-- START --

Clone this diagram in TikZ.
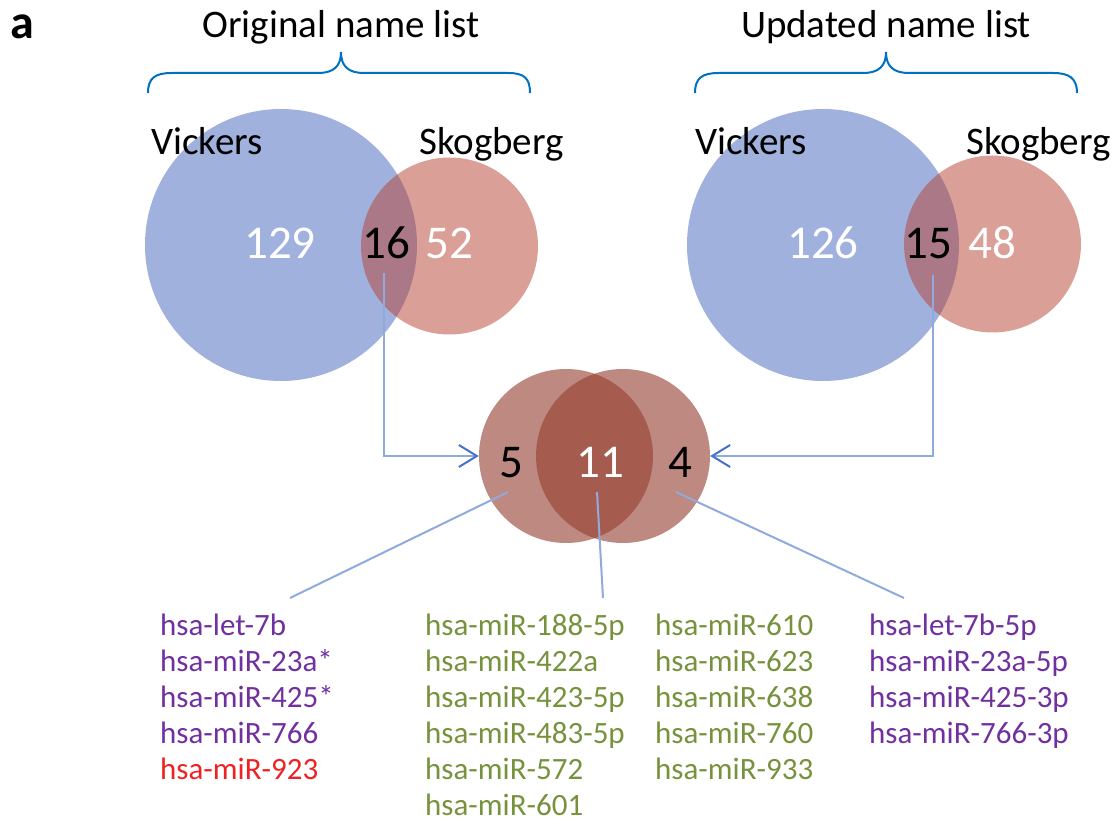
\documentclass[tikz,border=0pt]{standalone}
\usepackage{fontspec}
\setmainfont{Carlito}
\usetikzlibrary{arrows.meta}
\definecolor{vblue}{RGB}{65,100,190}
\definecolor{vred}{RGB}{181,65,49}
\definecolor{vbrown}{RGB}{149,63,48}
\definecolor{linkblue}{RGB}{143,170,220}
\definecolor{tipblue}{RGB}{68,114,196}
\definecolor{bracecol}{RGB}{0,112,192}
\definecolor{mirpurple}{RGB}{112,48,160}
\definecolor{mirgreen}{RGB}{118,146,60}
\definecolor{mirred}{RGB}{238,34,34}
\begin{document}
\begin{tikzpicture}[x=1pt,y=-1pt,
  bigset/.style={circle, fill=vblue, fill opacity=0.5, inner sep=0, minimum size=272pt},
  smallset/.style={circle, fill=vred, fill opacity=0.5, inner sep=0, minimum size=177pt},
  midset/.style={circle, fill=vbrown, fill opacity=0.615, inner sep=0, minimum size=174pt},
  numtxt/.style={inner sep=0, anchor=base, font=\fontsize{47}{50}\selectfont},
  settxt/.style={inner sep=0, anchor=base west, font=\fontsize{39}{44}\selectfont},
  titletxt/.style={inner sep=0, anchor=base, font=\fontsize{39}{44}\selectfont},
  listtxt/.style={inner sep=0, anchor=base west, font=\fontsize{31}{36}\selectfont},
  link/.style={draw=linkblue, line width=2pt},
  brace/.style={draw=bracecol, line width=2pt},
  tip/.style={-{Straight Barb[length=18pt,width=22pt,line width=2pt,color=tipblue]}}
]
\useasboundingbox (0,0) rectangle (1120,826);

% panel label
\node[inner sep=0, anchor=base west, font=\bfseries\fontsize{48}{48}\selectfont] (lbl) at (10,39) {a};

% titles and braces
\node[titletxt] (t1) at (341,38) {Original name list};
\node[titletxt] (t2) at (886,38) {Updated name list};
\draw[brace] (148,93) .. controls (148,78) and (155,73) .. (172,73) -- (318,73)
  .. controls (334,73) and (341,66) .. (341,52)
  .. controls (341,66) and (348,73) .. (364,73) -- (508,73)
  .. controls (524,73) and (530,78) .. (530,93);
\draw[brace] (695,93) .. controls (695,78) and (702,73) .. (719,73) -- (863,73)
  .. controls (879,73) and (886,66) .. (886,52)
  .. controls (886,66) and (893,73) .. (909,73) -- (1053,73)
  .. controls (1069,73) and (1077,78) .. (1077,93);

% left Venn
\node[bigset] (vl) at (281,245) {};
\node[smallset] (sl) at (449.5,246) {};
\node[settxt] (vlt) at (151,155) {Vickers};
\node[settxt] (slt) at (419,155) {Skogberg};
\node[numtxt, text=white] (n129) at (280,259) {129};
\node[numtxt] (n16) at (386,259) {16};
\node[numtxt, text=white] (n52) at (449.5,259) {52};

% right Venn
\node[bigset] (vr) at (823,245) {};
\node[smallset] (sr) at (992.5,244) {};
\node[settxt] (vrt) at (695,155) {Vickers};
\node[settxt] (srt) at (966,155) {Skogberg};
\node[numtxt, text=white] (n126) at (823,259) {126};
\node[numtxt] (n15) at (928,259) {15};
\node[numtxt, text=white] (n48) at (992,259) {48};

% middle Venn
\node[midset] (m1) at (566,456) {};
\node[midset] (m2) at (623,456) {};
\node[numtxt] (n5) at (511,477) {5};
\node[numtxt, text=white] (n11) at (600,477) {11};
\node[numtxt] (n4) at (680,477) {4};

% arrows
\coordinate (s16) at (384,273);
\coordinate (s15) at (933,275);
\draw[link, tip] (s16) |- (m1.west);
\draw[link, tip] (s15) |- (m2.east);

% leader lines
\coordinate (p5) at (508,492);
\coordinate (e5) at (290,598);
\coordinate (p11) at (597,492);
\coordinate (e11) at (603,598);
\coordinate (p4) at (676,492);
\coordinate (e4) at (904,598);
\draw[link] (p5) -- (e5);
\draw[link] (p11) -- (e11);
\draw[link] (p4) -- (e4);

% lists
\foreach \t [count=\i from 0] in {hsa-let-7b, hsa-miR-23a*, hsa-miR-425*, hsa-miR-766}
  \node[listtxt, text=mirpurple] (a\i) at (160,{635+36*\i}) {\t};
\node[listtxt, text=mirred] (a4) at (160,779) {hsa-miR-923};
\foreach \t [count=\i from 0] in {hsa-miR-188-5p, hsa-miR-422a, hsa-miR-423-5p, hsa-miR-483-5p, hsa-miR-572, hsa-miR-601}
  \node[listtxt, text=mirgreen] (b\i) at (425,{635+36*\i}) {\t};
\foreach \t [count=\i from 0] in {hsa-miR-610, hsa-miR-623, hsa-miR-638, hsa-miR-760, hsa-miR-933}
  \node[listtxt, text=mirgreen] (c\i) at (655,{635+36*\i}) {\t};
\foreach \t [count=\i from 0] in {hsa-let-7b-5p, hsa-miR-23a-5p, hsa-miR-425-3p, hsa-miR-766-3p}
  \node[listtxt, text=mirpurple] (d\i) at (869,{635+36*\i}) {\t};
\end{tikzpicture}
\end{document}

-- END --

• _AIM OF THE TASK_: Your task is to restate word for word the lines from the top of the data to the line containing "(1077,78) .. (1077,93);", both ends included, with every picture left out.

• _EXERCISE OUTPUT_:
Clone this diagram in TikZ.
\documentclass[tikz,border=0pt]{standalone}
\usepackage{fontspec}
\setmainfont{Carlito}
\usetikzlibrary{arrows.meta}
\definecolor{vblue}{RGB}{65,100,190}
\definecolor{vred}{RGB}{181,65,49}
\definecolor{vbrown}{RGB}{149,63,48}
\definecolor{linkblue}{RGB}{143,170,220}
\definecolor{tipblue}{RGB}{68,114,196}
\definecolor{bracecol}{RGB}{0,112,192}
\definecolor{mirpurple}{RGB}{112,48,160}
\definecolor{mirgreen}{RGB}{118,146,60}
\definecolor{mirred}{RGB}{238,34,34}
\begin{document}
\begin{tikzpicture}[x=1pt,y=-1pt,
  bigset/.style={circle, fill=vblue, fill opacity=0.5, inner sep=0, minimum size=272pt},
  smallset/.style={circle, fill=vred, fill opacity=0.5, inner sep=0, minimum size=177pt},
  midset/.style={circle, fill=vbrown, fill opacity=0.615, inner sep=0, minimum size=174pt},
  numtxt/.style={inner sep=0, anchor=base, font=\fontsize{47}{50}\selectfont},
  settxt/.style={inner sep=0, anchor=base west, font=\fontsize{39}{44}\selectfont},
  titletxt/.style={inner sep=0, anchor=base, font=\fontsize{39}{44}\selectfont},
  listtxt/.style={inner sep=0, anchor=base west, font=\fontsize{31}{36}\selectfont},
  link/.style={draw=linkblue, line width=2pt},
  brace/.style={draw=bracecol, line width=2pt},
  tip/.style={-{Straight Barb[length=18pt,width=22pt,line width=2pt,color=tipblue]}}
]
\useasboundingbox (0,0) rectangle (1120,826);

% panel label
\node[inner sep=0, anchor=base west, font=\bfseries\fontsize{48}{48}\selectfont] (lbl) at (10,39) {a};

% titles and braces
\node[titletxt] (t1) at (341,38) {Original name list};
\node[titletxt] (t2) at (886,38) {Updated name list};
\draw[brace] (148,93) .. controls (148,78) and (155,73) .. (172,73) -- (318,73)
  .. controls (334,73) and (341,66) .. (341,52)
  .. controls (341,66) and (348,73) .. (364,73) -- (508,73)
  .. controls (524,73) and (530,78) .. (530,93);
\draw[brace] (695,93) .. controls (695,78) and (702,73) .. (719,73) -- (863,73)
  .. controls (879,73) and (886,66) .. (886,52)
  .. controls (886,66) and (893,73) .. (909,73) -- (1053,73)
  .. controls (1069,73) and (1077,78) .. (1077,93);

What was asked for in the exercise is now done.